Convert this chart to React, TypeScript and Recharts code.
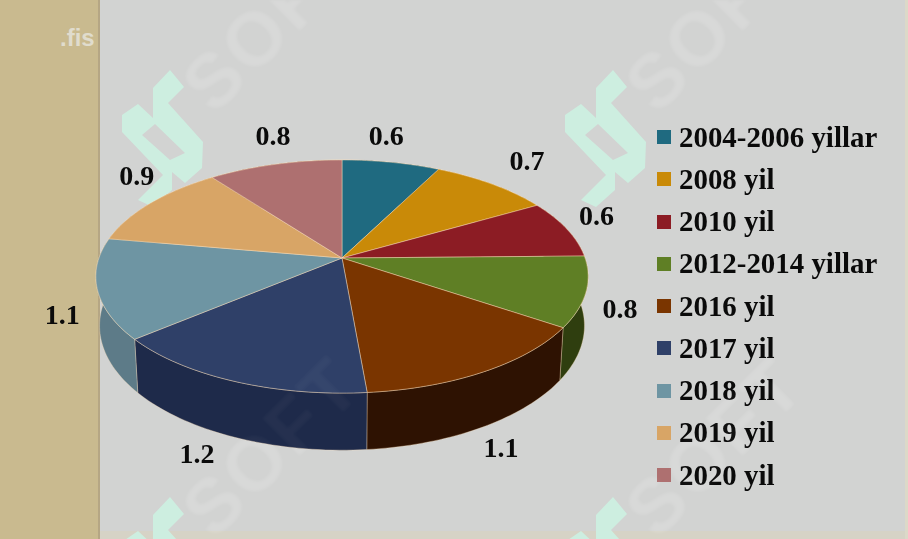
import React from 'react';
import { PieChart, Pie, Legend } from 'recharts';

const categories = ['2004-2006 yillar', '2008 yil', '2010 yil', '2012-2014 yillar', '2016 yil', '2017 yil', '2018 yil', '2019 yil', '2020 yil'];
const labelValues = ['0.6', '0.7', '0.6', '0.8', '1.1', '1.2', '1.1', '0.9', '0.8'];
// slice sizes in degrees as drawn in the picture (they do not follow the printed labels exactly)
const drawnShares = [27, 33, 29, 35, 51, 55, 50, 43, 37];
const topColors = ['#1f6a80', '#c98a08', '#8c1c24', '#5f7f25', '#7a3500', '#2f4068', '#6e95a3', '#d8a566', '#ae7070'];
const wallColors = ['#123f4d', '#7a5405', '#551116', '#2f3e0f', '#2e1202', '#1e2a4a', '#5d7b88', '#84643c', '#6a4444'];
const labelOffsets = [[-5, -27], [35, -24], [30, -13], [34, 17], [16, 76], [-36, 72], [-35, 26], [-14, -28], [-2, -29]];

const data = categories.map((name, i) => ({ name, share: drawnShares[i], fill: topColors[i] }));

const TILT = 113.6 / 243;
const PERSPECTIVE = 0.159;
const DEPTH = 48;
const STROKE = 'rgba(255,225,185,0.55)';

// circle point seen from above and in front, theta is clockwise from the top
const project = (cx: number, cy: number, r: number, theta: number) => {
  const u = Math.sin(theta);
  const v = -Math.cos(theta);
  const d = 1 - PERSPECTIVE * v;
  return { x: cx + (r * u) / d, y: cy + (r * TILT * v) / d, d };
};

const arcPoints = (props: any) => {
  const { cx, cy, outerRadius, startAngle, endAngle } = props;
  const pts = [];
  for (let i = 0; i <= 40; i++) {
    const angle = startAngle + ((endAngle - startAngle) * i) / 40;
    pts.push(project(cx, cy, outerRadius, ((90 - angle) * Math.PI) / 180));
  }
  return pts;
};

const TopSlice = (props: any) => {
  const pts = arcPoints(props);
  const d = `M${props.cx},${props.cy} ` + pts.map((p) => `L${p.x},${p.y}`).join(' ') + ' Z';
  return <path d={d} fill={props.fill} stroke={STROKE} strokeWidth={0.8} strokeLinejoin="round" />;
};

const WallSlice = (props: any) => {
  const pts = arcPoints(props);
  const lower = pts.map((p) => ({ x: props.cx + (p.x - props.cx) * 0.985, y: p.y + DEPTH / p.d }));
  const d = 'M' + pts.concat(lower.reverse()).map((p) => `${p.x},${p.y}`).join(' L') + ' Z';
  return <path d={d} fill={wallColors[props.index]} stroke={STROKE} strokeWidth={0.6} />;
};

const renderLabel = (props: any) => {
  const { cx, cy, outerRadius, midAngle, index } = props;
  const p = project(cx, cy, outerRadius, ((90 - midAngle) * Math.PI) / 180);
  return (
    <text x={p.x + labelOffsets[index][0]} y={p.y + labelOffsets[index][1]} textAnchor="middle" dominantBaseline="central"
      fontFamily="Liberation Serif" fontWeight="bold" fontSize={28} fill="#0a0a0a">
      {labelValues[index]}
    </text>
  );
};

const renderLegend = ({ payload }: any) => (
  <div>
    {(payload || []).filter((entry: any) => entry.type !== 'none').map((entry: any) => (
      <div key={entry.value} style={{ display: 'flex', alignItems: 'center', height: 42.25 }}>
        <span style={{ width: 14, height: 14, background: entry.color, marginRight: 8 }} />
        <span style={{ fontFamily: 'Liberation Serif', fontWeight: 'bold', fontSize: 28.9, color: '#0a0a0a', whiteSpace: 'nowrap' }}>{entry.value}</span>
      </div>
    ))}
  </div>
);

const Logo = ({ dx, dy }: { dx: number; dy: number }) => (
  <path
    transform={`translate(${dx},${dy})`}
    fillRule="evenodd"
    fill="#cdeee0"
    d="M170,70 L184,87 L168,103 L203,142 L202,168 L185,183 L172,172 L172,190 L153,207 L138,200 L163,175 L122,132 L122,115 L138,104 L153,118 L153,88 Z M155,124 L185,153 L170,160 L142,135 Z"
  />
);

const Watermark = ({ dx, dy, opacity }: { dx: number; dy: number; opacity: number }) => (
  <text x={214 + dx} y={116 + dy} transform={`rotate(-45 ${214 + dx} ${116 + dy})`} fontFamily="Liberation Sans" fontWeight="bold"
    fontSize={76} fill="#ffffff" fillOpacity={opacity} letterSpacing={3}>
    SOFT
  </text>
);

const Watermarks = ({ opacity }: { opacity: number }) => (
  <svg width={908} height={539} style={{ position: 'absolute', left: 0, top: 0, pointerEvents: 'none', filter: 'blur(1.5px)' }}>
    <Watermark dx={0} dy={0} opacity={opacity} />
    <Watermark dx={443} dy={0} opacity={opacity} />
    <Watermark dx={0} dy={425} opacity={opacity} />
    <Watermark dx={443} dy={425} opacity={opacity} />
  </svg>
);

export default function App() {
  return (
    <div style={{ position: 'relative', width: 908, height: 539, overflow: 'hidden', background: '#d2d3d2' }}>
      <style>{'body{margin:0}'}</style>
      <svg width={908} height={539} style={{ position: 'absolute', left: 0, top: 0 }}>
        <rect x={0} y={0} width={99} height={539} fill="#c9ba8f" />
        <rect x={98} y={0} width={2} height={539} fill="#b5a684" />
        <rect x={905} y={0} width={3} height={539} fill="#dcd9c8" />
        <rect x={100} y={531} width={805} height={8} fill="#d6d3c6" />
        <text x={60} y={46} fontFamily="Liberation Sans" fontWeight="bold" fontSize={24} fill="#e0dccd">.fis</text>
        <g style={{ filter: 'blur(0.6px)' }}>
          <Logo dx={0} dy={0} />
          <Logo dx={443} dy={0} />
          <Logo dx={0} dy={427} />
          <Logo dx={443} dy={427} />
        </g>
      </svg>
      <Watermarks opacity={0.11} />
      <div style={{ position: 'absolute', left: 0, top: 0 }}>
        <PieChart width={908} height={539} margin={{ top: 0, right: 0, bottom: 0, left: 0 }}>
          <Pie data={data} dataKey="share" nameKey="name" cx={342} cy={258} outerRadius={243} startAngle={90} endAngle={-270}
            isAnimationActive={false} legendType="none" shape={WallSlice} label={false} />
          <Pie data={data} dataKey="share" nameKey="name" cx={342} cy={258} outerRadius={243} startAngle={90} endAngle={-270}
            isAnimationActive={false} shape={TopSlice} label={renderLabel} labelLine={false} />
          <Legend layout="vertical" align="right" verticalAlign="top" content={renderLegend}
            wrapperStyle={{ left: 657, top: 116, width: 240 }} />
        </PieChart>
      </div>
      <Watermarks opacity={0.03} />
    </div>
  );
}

- _What the task requires_: Tally the lines of the preceding listing in which the word "React" appears; state nothing but the total.

- _Solution for this task_: 2